LONDON — Bank of England Governor Mark Carney on Monday neatly summed up the impact the vote to leave the European Union has had on Britain’s economy.
Speaking at the International Monetary Fund in Washington DC, Carney said: “UK households, businesses and financial markets have reacted at different speeds and to varying degrees to the prospects for the UK’s departure from the EU.”
“Households looked through Brexit-related uncertainties initially. But more recently, as the consequences of sterling’s fall have shown up in the shops and squeezed their real incomes, they have cut back on spending, slowing the economy.”
Carney’s comments reflect the fact that UK inflation — which pre-referendum had ticked along at less than half of 1% — has jumped due to the pound’s depreciation against both the dollar and the euro after the vote. At the last reading, inflation was 2.9%. Many expect it to pass above 3% before the end of the year.
By contrast, wage growth was just 2.1% when measured as part of the Office for National Statistics’ latest job market figures released in August. That creates a situation where average Brits are now earning less than they were prior to the referendum and seeing an their disposable incomes shrink.
Slowing consumer spending and overall household consumption are widely acknowledged to have driven the UK’s economic slowdown this year, which has seen the UK sink to the bottom in terms of GDP growth among major economies.

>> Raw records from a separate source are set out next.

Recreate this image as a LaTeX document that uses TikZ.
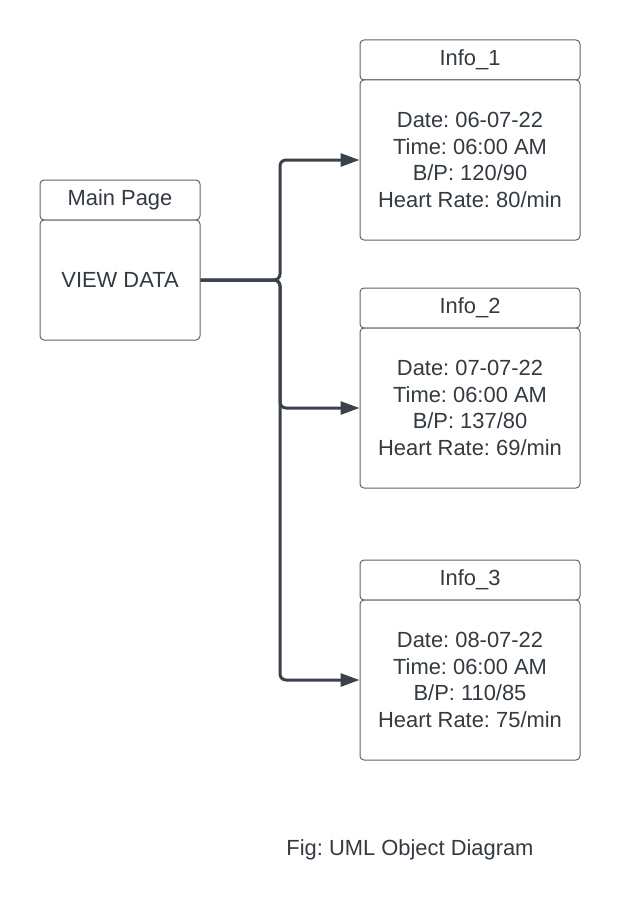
\documentclass[tikz,border=0pt]{standalone}
\usepackage{fontspec}
\setmainfont{Liberation Sans}
\frenchspacing
\usetikzlibrary{arrows.meta}
\definecolor{txt}{HTML}{333A42}
\definecolor{edge}{HTML}{5F6368}
\definecolor{conncol}{HTML}{3A414A}
\tikzset{
  box/.style={draw=edge, line width=1pt, rounded corners=4pt, fill=white, text=txt,
    align=center, inner sep=0pt, font=\fontsize{21.9}{26.7}\selectfont},
  hdr/.style={box, minimum height=40pt},
  conn/.style={draw=conncol, line width=3pt, rounded corners=6pt,
    -{Triangle[length=19pt,width=13pt]}},
}
\begin{document}
\begin{tikzpicture}[x=1pt,y=-1pt]
\useasboundingbox (0,0) rectangle (620,923);
% main page
\node[hdr, minimum width=160pt] (mh) at (120,200) {Main Page};
\node[box, minimum width=160pt, minimum height=120pt] (view) at (120,280) {VIEW DATA};
% info boxes
\node[hdr, minimum width=220pt] (h1) at (470,60) {Info\_1};
\node[box, minimum width=220pt, minimum height=160pt] (b1) at (470,160)
  {Date: 06-07-22\\Time: 06:00 AM\\B/P: 120/90\\Heart Rate: 80/min};
\node[hdr, minimum width=220pt] (h2) at (470,308) {Info\_2};
\node[box, minimum width=220pt, minimum height=160pt] (b2) at (470,408)
  {Date: 07-07-22\\Time: 06:00 AM\\B/P: 137/80\\Heart Rate: 69/min};
\node[hdr, minimum width=220pt] (h3) at (470,580) {Info\_3};
\node[box, minimum width=220pt, minimum height=160pt] (b3) at (470,680)
  {Date: 08-07-22\\Time: 06:00 AM\\B/P: 110/85\\Heart Rate: 75/min};
% caption
\node[text=txt, font=\fontsize{21.9}{26.7}\selectfont, inner sep=0pt] (cap) at (410,850) {Fig: UML Object Diagram};
% connectors
\coordinate (j) at (280,280);
\draw[conn] (view.east) -- (j) |- (b1.west);
\draw[conn] (view.east) -- (j) |- (b2.west);
\draw[conn] (view.east) -- (j) |- (b3.west);
\end{tikzpicture}
\end{document}
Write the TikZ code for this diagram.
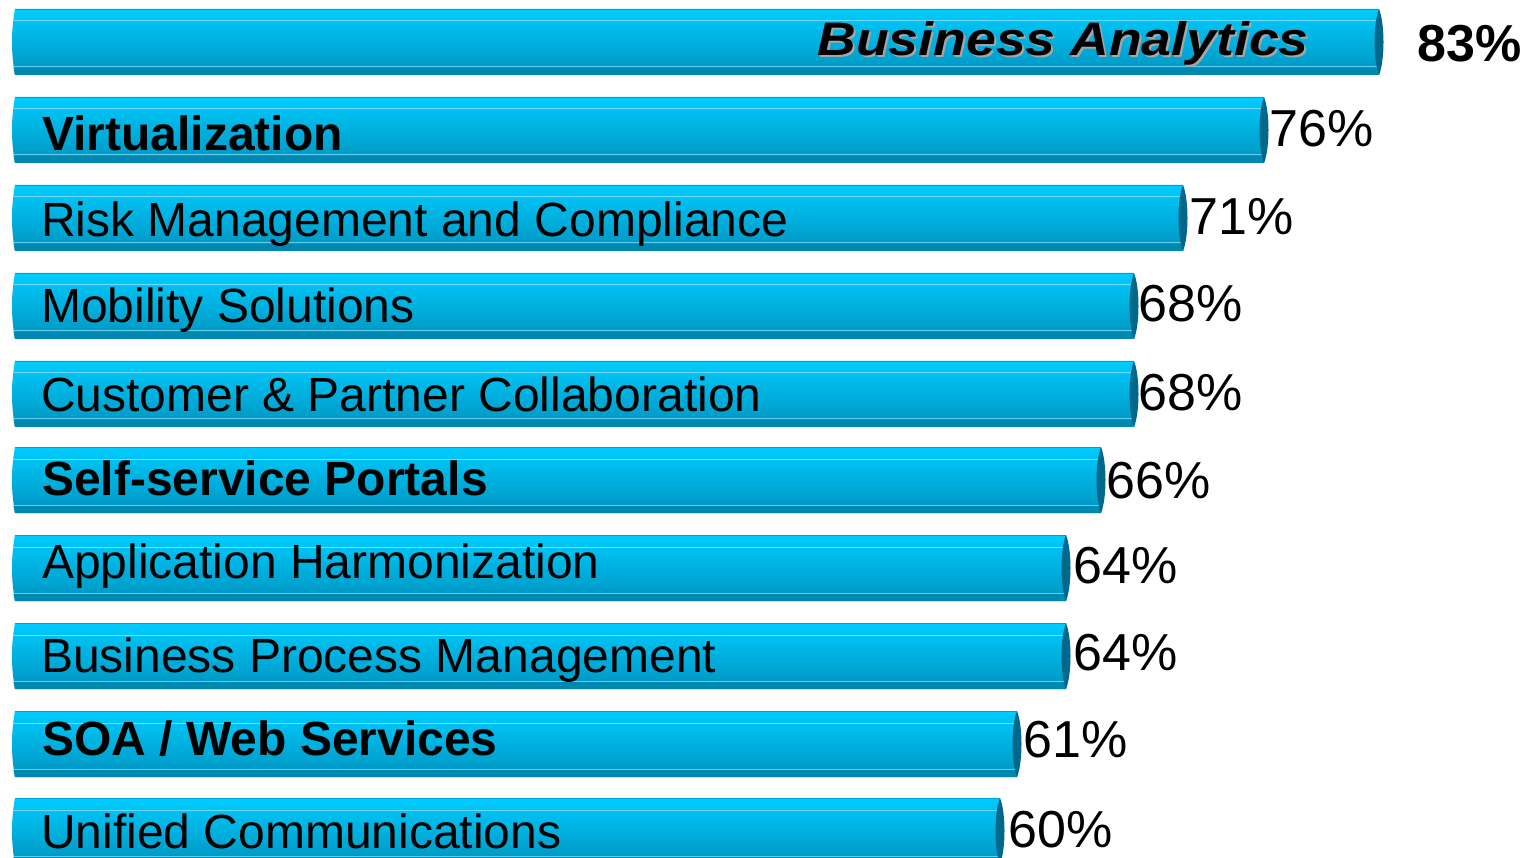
\documentclass[tikz,border=0pt]{standalone}
\usepackage{fontspec}
\setmainfont{Liberation Sans}
\usepackage{graphicx}
\definecolor{barTop}{HTML}{00CCFF}
\definecolor{barMid}{HTML}{00B8E8}
\definecolor{barBot}{HTML}{0094BE}
\definecolor{barEdge}{HTML}{0088B0}
\definecolor{barGlint}{HTML}{8AE4FF}
\definecolor{capCol}{HTML}{00688A}
\tikzset{
  lbl/.style={anchor=base west,inner sep=0pt,font=\fontsize{48}{50}\selectfont},
  lblb/.style={lbl,font=\fontsize{48}{50}\selectfont\bfseries},
  pct/.style={anchor=base west,inner sep=0pt,font=\fontsize{52}{54}\selectfont}
}
\begin{document}
\begin{tikzpicture}[x=1pt,y=-1pt]
\clip (0,0) rectangle (1529,858);
\fill[white] (0,0) rectangle (1529,858);
% bars: top edge / right end
\foreach \t/\r in {9/1384,97/1269,185/1188,273/1139,361/1139,447/1106,535/1071,623/1071,711/1022,798/1005}{
  \shade[top color=barTop,middle color=barMid,bottom color=barBot] (15,\t) .. controls (11,\t+22) and (11,\t+44) .. (15,\t+66) -- (\r-5,\t+66) -- (\r-5,\t) -- cycle;
  \fill[barEdge] (13.5,\t+59) .. controls (14,\t+63) .. (15,\t+66) -- (\r-5,\t+66) -- (\r-5,\t+59) -- cycle;
  \draw[barEdge!60!barTop,line width=1pt] (15,\t+0.5) -- (\r-5,\t+0.5);
  \draw[barGlint,line width=1pt,opacity=.8] (13,\t+12) -- (\r-5,\t+12);
  \draw[barGlint,line width=1pt,opacity=.7] (12.5,\t+58) -- (\r-5,\t+58);
  \fill[capCol] (\r-5,\t) .. controls (\r+1,\t+15) and (\r+1,\t+51) .. (\r-5,\t+66) .. controls (\r-11,\t+51) and (\r-11,\t+15) .. cycle;
}
% labels
\node[anchor=base east,inner sep=0pt,text=black!35,font=\fontsize{47}{49}\selectfont\bfseries\itshape] (ba-shadow) at (1311,58) {\scalebox{1.14}[1]{Business Analytics}};
\node[anchor=base east,inner sep=0pt,font=\fontsize{47}{49}\selectfont\bfseries\itshape] (ba) at (1309,56) {\scalebox{1.14}[1]{Business Analytics}};
\node[lblb] (virt) at (42,151) {Virtualization};
\node[lbl] (risk) at (41,237) {Risk Management and Compliance};
\node[lbl] (mob) at (41,323) {Mobility Solutions};
\node[lbl] (cust) at (41,412) {Customer \& Partner Collaboration};
\node[lblb] (self) at (42,495) {Self-service Portals};
\node[lbl] (app) at (42,578) {Application Harmonization};
\node[lbl] (bpm) at (41,672) {Business Process Management};
\node[lblb] (soa) at (42,755) {SOA / Web Services};
\node[lbl] (uc) at (41,848) {Unified Communications};
% values
\node[pct,font=\fontsize{52}{54}\selectfont\bfseries] (v1) at (1417,62) {83\%};
\node[pct] (v2) at (1269,147) {76\%};
\node[pct] (v3) at (1189,235) {71\%};
\node[pct] (v4) at (1138,322) {68\%};
\node[pct] (v5) at (1138,410) {68\%};
\node[pct] (v6) at (1106,498) {66\%};
\node[pct] (v7) at (1073,583) {64\%};
\node[pct] (v8) at (1073,670) {64\%};
\node[pct] (v9) at (1023,757) {61\%};
\node[pct] (v10) at (1008,847) {60\%};
\end{tikzpicture}
\end{document}
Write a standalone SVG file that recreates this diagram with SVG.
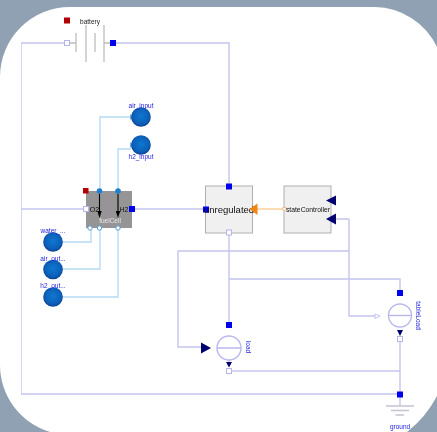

Business investment has also slowed. Carney said: “Businesses have been somewhere in between. Since the referendum, they have invested much less aggressively than usual in response to an otherwise very favourable environment (strong external environment, low cost of capital, favourable rates of profitability and limited spare capacity).”
“The balance of these effects has lead overall UK growth to slow in the first half of 2017, even as growth in the rest of the G7 was picking up, and UK growth looks set to remain weaker than the G7 average until mid- 2018,” Carney added.
“The UK has experienced underperformance only twice in the past three decades: once in the depths of the financial crisis and once following the collapse of the Lawson Boom of the late 1980s.”
Carney also reiterated the message delivered by the Bank of England’s Monetary Policy Committee after its September meeting: interest rates are likely to move higher in the near future as a way of holding back rising inflation.
“As the Committee stated last week, if the economy continues to follow a path consistent with the prospect of a continued erosion of slack and a gradual rise in underlying inflationary pressure then, with the further lessening in the trade-off that this would imply, some withdrawal of monetary stimulus is likely to be appropriate over the coming months in order to return inflation sustainably to target,” he said.